Fitz Gate Newsletter June 2022

By June 19, 2022April 6th, 2024No Comments

Dear Investors, Friends of Fitz and other Friends:

This year is off to a solid start for Fitz Gate even as the rest of the world appears to be in turmoil. Over the last few months we, like you, have been keen observers of some big swings in both the public and private markets. Earlier in the year, huge amounts of capital (particularly in the growth equity and later stage VC side of the market) were deployed, almost inexplicably quickly with very little focus on either valuation or diligence for that matter. Giant later stage funds were so eager to have optionality that they were investing in very early stage companies driving up valuations to levels that just didn’t make sense. At Fitz Gate, we’ve been told frequently that even when we don’t lead a round, we do more due diligence than the lead, and we take this as a compliment. The result of this is that we added no new portfolio companies in the last half year because we thought the valuations were too frothy and would make it more difficult for us to model out the 10x+ return to which we need to see a line of sight for every investment we make.
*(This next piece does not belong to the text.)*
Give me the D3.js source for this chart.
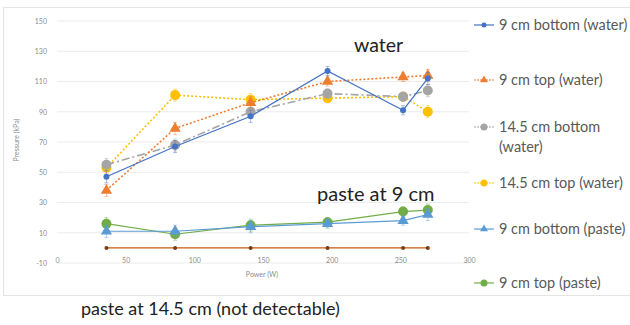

The flip side of this is that all of our existing portfolio companies that went out to raise follow-on rounds did so at very healthy premiums and often as the result of receiving multiple unsolicited term sheets (details below and on Carta for our LPs). As this year has progressed, a correction began in the much later stage segment as publicly traded tech companies have seen their valuations whipsaw up and down. This scared and continues to scare many of the later stage VCs (see WSJ Article) and growth equity funds mentioned above and so paradoxically in the last two months we’ve seen a noticeable retrenchment by these same funds out of the early stage so that they can stick to their knitting in the later stage and public markets. As a result, valuations in the early stage are coming down to more reasonable levels. We have not seen this happen to follow-on rounds for our later stage companies thankfully, but it is something we are watching carefully and making sure that our existing portcos have a lot of dry powder to weather any further market turbulence.